A right to die campaigner has renewed her call for the island to introduce assisted dying legislation - after being diagnosed with aggressive cancer.
Millie Blenkinsop-French, 75, from Douglas, was diagnosed for a second time with breast cancer earlier this year, but delays to her treatment allowed the disease to spread.
Mrs Blenkinsop-French, who petitioned Tynwald in 2014 to set up a select committee on assisted dying, was speaking out ahead of a Positive Action Group meeting that will feature guest speakers from Dignity in Dying, a a not for profit organisation whose members and supporters campaign to legalise assisted dying within upfront safeguards, for terminally ill, mentally competent adults.
She said: ’I’ve got cancer. I’ve spoken to a number of different people who knew people who have died from cancer and it had been quite painful for them,’ she said.
’I don’t want that. I want to die without pain and I want to have the choice to go when I want to go.’
Mrs Blenkinsop-French explained that a family member was diagnosed with terminal cancer last year.
After reaching the stage of needing assistance to get around the house, the family member decided they had suffered enough and travelled to Holland where assisted dying is legal.
There, three doctors, who don’t meet to discuss the patient, must each be told separately by the patient they are ready to die.
They then administer three separate injections which allows the person to fall asleep and die painlessly.
Mrs Blenkinsop-French said: ’I remember talking with my brother when I was younger and we were talking about death and he said to me "I don’t fear dying, it’s just how I die".
’I saw an article on assisted dying in a magazine a little while after that conversation and I have supported the right to die with dignity ever since.
’And a few years ago, I was put in contact with Tom Davies from Dignity in Dying UK who is going to speak at the Positive Action Group meeting next week.’
Mrs Blenkinsop-French explained how this culminated in her delivering a petition of grievance on Tynwald day in 2014.
Following her petition, Speaker Juan Watterson sought leave in the House of Keys to introduce a private member’s bill while he was Home Affairs Minister, saying those who are terminally ill should have a choice over how they die.
However, MHKs rejected giving leave to introduce the bill by 17 votes to five.
Since then, Mrs Blenkinsop-French has twice been diagnosed with breast cancer.
She said: ’I had cancer before and it was treated using alternative medicines, however it later came back.’

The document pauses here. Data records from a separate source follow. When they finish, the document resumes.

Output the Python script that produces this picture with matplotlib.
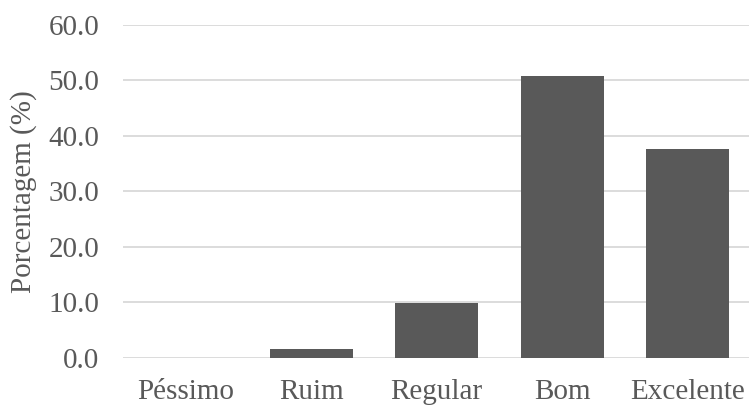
import matplotlib
matplotlib.use("Agg")
import matplotlib.pyplot as plt

categories = ["Péssimo", "Ruim", "Regular", "Bom", "Excelente"]
values = [0.0, 1.6, 9.8, 50.8, 37.6]
yticks = [0, 10, 20, 30, 40, 50, 60]

plt.rcParams["font.family"] = ["Liberation Serif", "DejaVu Serif"]
text_color = "#595959"

fig = plt.figure(figsize=(7.49, 4.05), dpi=100)
ax = fig.add_axes([0.164, 0.117, 0.838, 0.822])

x = range(len(categories))
ax.bar(x, values, width=0.66, color="#595959", zorder=3)

ax.set_ylim(0, 60)
ax.set_xlim(-0.5, len(categories) - 0.5)
ax.set_yticks(yticks)
ax.set_yticklabels([f"{v:.1f}" for v in yticks])
ax.set_xticks(list(x))
ax.set_xticklabels(categories)

ax.grid(axis="y", color="#d9d9d9", linewidth=1.3, zorder=0)
for s in ax.spines.values():
    s.set_visible(False)
ax.tick_params(axis="both", length=0, labelsize=21, colors=text_color)
ax.tick_params(axis="y", pad=17)
ax.tick_params(axis="x", pad=15.5)

ax.set_ylabel("Porcentagem (%)", fontsize=21, color=text_color, labelpad=8)

fig.savefig("out.png", dpi=100)
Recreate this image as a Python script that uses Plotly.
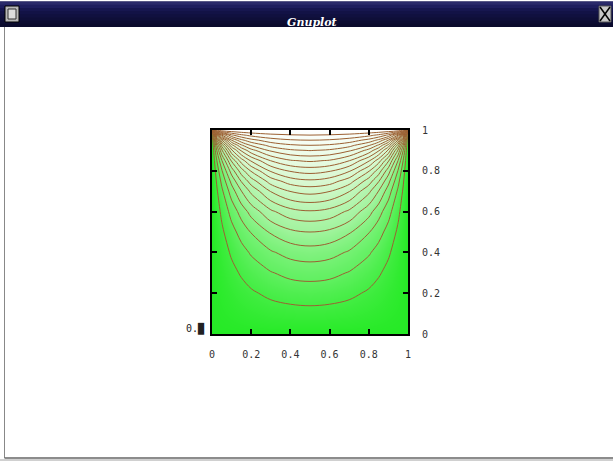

She was diagnosed with triple negative grade three cancer earlier this year and had her breast removed on June 7.
But the email and fax from her surgeon in the island to the oncologist at Clatterbridge Hospital on Merseyside relating to her chemotherapy treatment was lost in the system. In the intervening three months, her cancer spread had spread.
An email from Oliver Radford, divisional manager of the surgical division at Noble’s Hospital confirmed: ’We have investigated internally and can confirm that your referral was emailed and faxed over on the June 21, therefore it would seem as if the issue was within Clatterbridge itself.’
Mrs Blenkinsop-French doesn’t blame Noble’s Hospital at all.
She praised the treatment she has received in the island as being ’amazing’.
The Positive Action Group meeting on ’dignity and choice in dying’ will be presented by Tom Davies, director of campaigns and communications at Dignity in Dying and Mick Murray, a supporter of DiD who has accompanied two friends with terminal illness to Dignitas in Switzerland.
Both men will be sharing their experiences of assisted dying before opening the floor to a discussion with those in attendance.
The meeting takes place at the Manx Legion in Douglas at 7.30pm on Monday, November 26.
In May this year, an attempt to legalise assisted dying in Guernsey was defeated in the island’s parliament after a three-day debate.
The proposal sought to adopt the Oregon model, restricting euthanasia to people with a diagnosis of terminal illness with less than six months to live and full mental capacity.